Available data:
┄┄┄┄┄┄┄┄┄┄┄┄┄┄┄┄┄┄┄┄

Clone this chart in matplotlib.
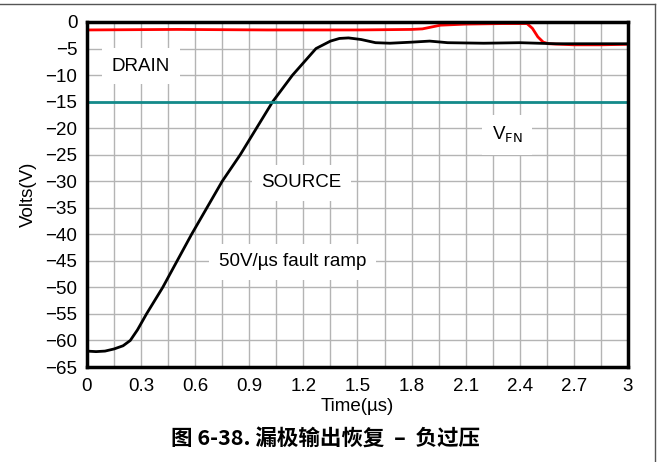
import matplotlib.pyplot as plt
import numpy as np

plt.rcParams['font.family'] = ['Liberation Sans', 'DejaVu Sans']

# source (black) trace
src_t = [0.0, 0.05, 0.10, 0.15, 0.20, 0.24, 0.28, 0.33, 0.42, 0.50, 0.58, 0.75, 0.85,
         0.94, 1.03, 1.14, 1.27, 1.35, 1.40, 1.45, 1.52, 1.60, 1.68, 1.80, 1.90,
         2.00, 2.20, 2.40, 2.60, 2.80, 3.0]
src_v = [-62.0, -62.1, -62.0, -61.6, -61.0, -60.0, -58.0, -55.0, -50.0, -45.0, -40.0,
         -30.0, -25.0, -20.0, -15.0, -10.0, -5.0, -3.6, -3.1, -3.0, -3.3, -3.9, -4.0,
         -3.8, -3.6, -3.9, -4.0, -3.9, -4.1, -4.1, -4.1]

# drain (red) trace
drn_t = [0.0, 0.5, 1.0, 1.5, 1.80, 1.86, 1.96, 2.10, 2.30, 2.44, 2.47, 2.50, 2.53,
         2.56, 2.70, 2.85, 3.0]
drn_v = [-1.5, -1.4, -1.5, -1.5, -1.4, -1.3, -0.6, -0.4, -0.3, -0.3, -1.2, -2.8, -3.8,
         -4.1, -4.3, -4.3, -4.2]

vfn = -15

fig = plt.figure(figsize=(6.58, 4.62), dpi=100)
ax = fig.add_axes([0.1322, 0.2056, 0.8222, 0.7468])

ax.plot(drn_t, drn_v, color='#ff0000', lw=2)
ax.plot(src_t, src_v, color='black', lw=2)
ax.axhline(vfn, color='#138a8a', lw=2)

ax.set_xlim(0, 3)
ax.set_ylim(-65, 0)
ax.set_xticks(np.arange(0, 3.01, 0.3))
ax.set_xticklabels(['0', '0.3', '0.6', '0.9', '1.2', '1.5', '1.8', '2.1', '2.4', '2.7', '3'])
ax.set_xticks(np.arange(0, 3.01, 0.15), minor=True)
ax.set_yticks(np.arange(-65, 1, 5))
ax.grid(True, which='both', color='#b4b4b4', lw=1)
ax.set_axisbelow(True)
ax.tick_params(which='both', length=0, labelsize=13.5)
ax.tick_params(axis='y', pad=7)
ax.tick_params(axis='x', pad=8)
for s in ax.spines.values():
    s.set_linewidth(2.5)

box = dict(facecolor='white', edgecolor='none', pad=7)
ax.text(0.30, -8.3, 'DRAIN', fontsize=13.5, ha='center', va='center', bbox=box)
ax.text(1.19, -30.3, 'SOURCE', fontsize=13.5, ha='center', va='center', bbox=box)
ax.text(2.33, -21.3, r'V$_{\rm FN}$', fontsize=13.5, ha='center', va='center', bbox=box)
ax.text(1.14, -45.2, '50V/\u00b5s fault ramp', fontsize=13.5, ha='center', va='center', bbox=box)

ax.set_ylabel('Volts(V)', fontsize=13.5, labelpad=6)
ax.set_xlabel('Time(\u00b5s)', fontsize=13.5, labelpad=2)

fig.text(0.494, 0.052, '图 6-38. 漏极输出恢复  \u2013  负过压', fontsize=15.5, fontweight='bold',
         ha='center', va='center', family=['Noto Sans CJK SC', 'DejaVu Sans'])

# frame lines at top and right
fig.add_artist(plt.Line2D([0, 0.996], [0.992, 0.992], color='#555555', lw=1))
fig.add_artist(plt.Line2D([0.996, 0.996], [0.0, 0.992], color='#555555', lw=1))

fig.savefig('out.png', dpi=100)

┄┄┄┄┄┄┄┄┄┄┄┄┄┄┄┄┄┄┄┄

Work required:
From the first line of the material down to the line containing "ax = fig.add_axes([0.1322, 0.2056, 0.8222, 0.7468])", inclusive, return each line exactly, skipping any picture.

Task answer:
Clone this chart in matplotlib.
import matplotlib.pyplot as plt
import numpy as np

plt.rcParams['font.family'] = ['Liberation Sans', 'DejaVu Sans']

# source (black) trace
src_t = [0.0, 0.05, 0.10, 0.15, 0.20, 0.24, 0.28, 0.33, 0.42, 0.50, 0.58, 0.75, 0.85,
         0.94, 1.03, 1.14, 1.27, 1.35, 1.40, 1.45, 1.52, 1.60, 1.68, 1.80, 1.90,
         2.00, 2.20, 2.40, 2.60, 2.80, 3.0]
src_v = [-62.0, -62.1, -62.0, -61.6, -61.0, -60.0, -58.0, -55.0, -50.0, -45.0, -40.0,
         -30.0, -25.0, -20.0, -15.0, -10.0, -5.0, -3.6, -3.1, -3.0, -3.3, -3.9, -4.0,
         -3.8, -3.6, -3.9, -4.0, -3.9, -4.1, -4.1, -4.1]

# drain (red) trace
drn_t = [0.0, 0.5, 1.0, 1.5, 1.80, 1.86, 1.96, 2.10, 2.30, 2.44, 2.47, 2.50, 2.53,
         2.56, 2.70, 2.85, 3.0]
drn_v = [-1.5, -1.4, -1.5, -1.5, -1.4, -1.3, -0.6, -0.4, -0.3, -0.3, -1.2, -2.8, -3.8,
         -4.1, -4.3, -4.3, -4.2]

vfn = -15

fig = plt.figure(figsize=(6.58, 4.62), dpi=100)
ax = fig.add_axes([0.1322, 0.2056, 0.8222, 0.7468])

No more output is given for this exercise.